ECE Seminar: Efficient sampling for signals on large graphs and large sample linear regression

Starts at: February 2, 2017 4:30 PM

Ends at: 5:30 PM

Location: Scaife Hall 125

Speaker: Dr. Aarti Singh

Affiliation: Associate Professor Machine Learning Department, Carnegie Mellon University

Refreshments provided: Yes

Link to Abstract



In many applications, we have access to large datasets (such as location of major road intersections in a state, healthcare records, database of building profiles, and visual stimuli), but the corresponding labels (such as traffic or wind speed at the intersections, customer satisfaction, energy usage, and brain response, respectively) are hard to obtain. We investigate the question of how to efficiently sample such large datasets, under label budget constraints. Our solutions apply to the problem of sampling for large-scale linear regression, as well as related problems of sampling signals on large graphs and constrained compressed sensing.
We derive computationally feasible and near minimax optimal sampling strategies for both with and without replacement settings for prediction as well as estimation of the regression coefficients. Experiments on both synthetic and real-world data confirm the effectiveness of our sampling algorithm for small label budgets, in comparison to popular competitors such as uniform sampling, leverage score sampling and greedy methods.
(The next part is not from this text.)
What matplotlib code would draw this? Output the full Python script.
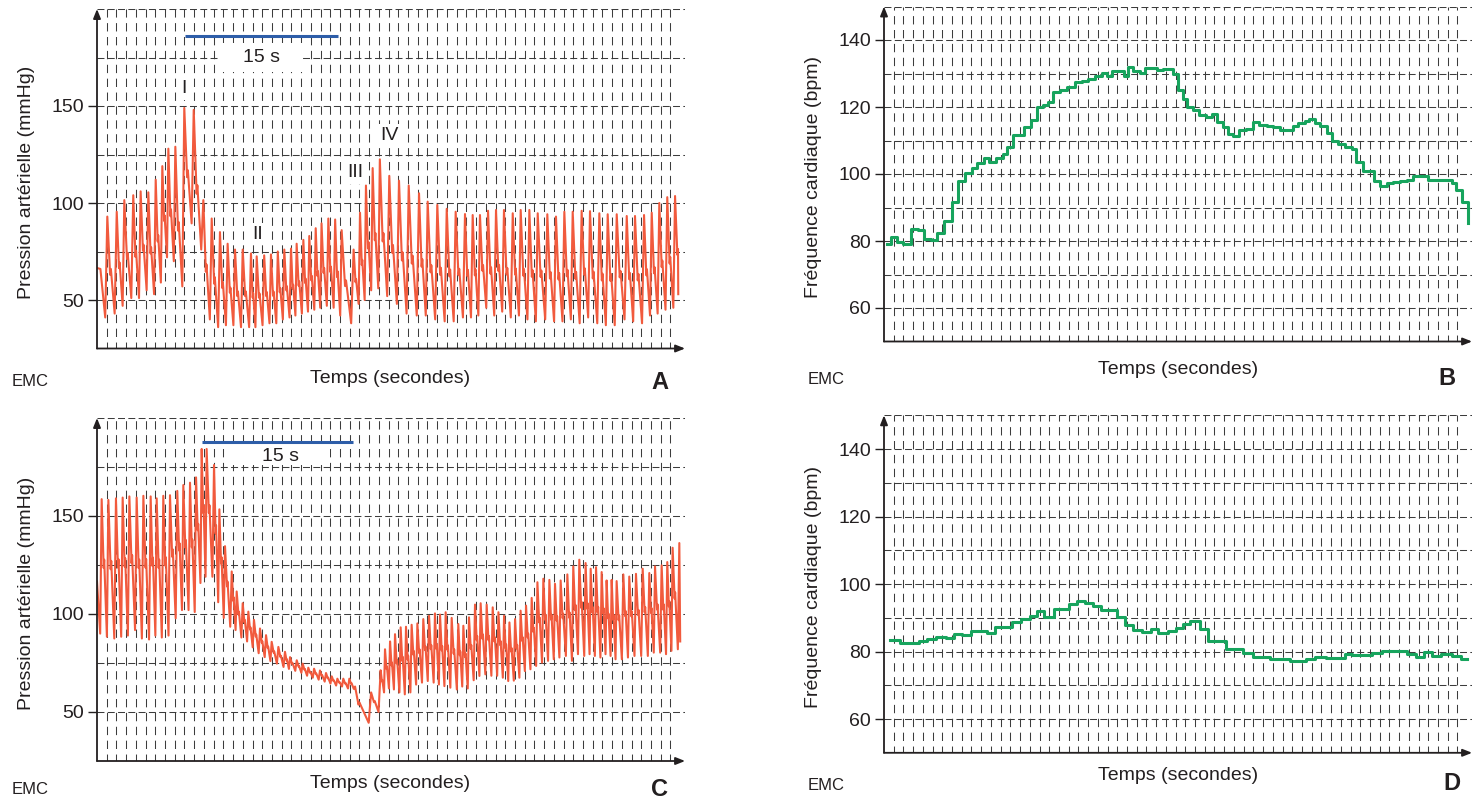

Aarti Singh is an Associate Professor in the Machine Learning Department at Carnegie Mellon University. She obtained her PhD in Electrical and Computer Engineering from University of Wisconsin, Madison in 2008 and was a postdoctoral research associate in the Program in Applied and Computational Mathematics at Princeton University before joining CMU in 2009. Her research lies at the intersection of machine learning, statistics and signal processing, and focuses on designing statistically and computationally efficient algorithms that can leverage inherent structure of the data in the form of clusters, graphs, subspaces and manifold using direct, compressive and active queries. Her work is recognized by an NSF Career Award, a United States Air Force Young Investigator Award, A. Nico Habermann Faculty Chair Award, Harold A. Peterson Best Dissertation Award, and a best student paper award at Allerton. She is currently serving as the co-chair for Artificial Intelligence and Statistics (AISTATS) 2017 conference and guest editor for a special issue of Electronic Journal of Statistics.